Appeal from an order of the Civil Court of the City of New York, Queens County (Diane A. Lebedeff, J.), entered February 18, 2009, deemed from a judgment of the same court entered March 16, 2009 (see CPLR 5520 [c]). The judgment, entered pursuant to the February 18, 2009 order granting defendant's motion to dismiss the complaint pursuant to CPLR 3126, dismissed the complaint.


ORDERED that the judgment is affirmed without costs.

Plaintiff commenced this action to recover assigned first-party no-fault benefits. By a so-ordered stipulation dated December 13, 2006, plaintiff was required "to serve complete verified responses to [d]efendant's [w]ritten [d]iscovery demands" by February 26, 2007. The stipulation further provided that "[f]ailure to comply [with] the terms [of the stipulation] will result in [p]laintiff being precluded from offering evidence or testimony at trial."

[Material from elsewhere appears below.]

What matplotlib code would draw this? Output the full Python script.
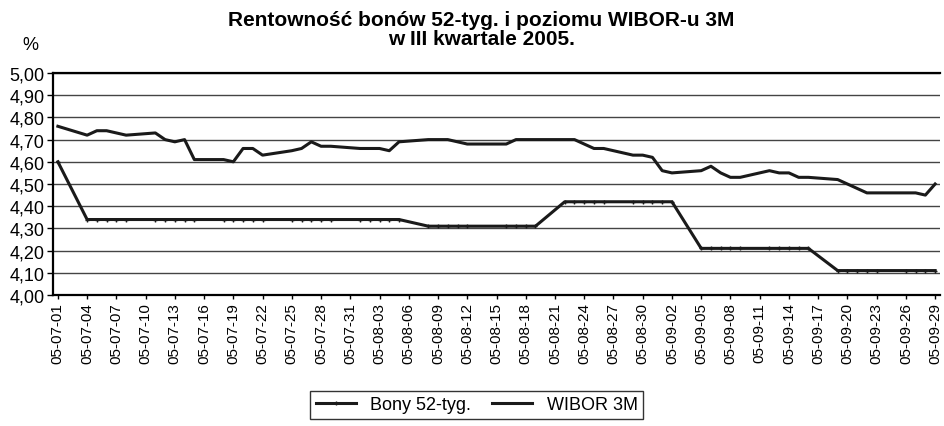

It is undisputed that plaintiff failed to timely provide the ordered discovery responses. Over a year after plaintiff's deadline to comply with the so-ordered stipulation had passed, defendant moved to dismiss plaintiff's complaint on the ground that plaintiff was precluded from offering any evidence or testimony at trial and, thus, could not establish a prima facie case. In opposition, plaintiff offered no excuse for its failure to comply with the so-ordered stipulation, asserting only that it had finally, over a year after the deadline and after defendant had made the instant motion, served the requested responses. The Civil Court granted defendant's motion. A judgment was subsequently entered, from which we deem plaintiff's appeal to be taken (CPLR 5520 [c]).

The so-ordered stipulation functioned as a conditional order of preclusion, which became absolute upon plaintiff's failure to sufficiently and timely comply (see e.g. Panagiotou v Samaritan Vil., Inc., 66 AD3d 979 [2009]; State Farm Mut. Auto. Ins. Co. v Hertz Corp., 43 AD3d 907 [2007]; Siltan v City of New York, 300 AD2d 298 [2002]). To avoid the adverse impact of the conditional order of preclusion, plaintiff was required to demonstrate a reasonable excuse for the failure to timely comply with the stipulation and the existence of a meritorious cause of action (see e.g. Panagiotou, 66 AD3d at 980; State Farm Mut. Auto. Ins. Co., 43 AD3d at 908). Plaintiff failed to meet this burden. Consequently, as the order of preclusion prevented [*2]plaintiff from making out a prima facie case, the Civil Court properly granted defendant's motion seeking to dismiss the complaint. Accordingly, the judgment is affirmed.

Golia, J.P., Pesce and Rios, JJ., concur.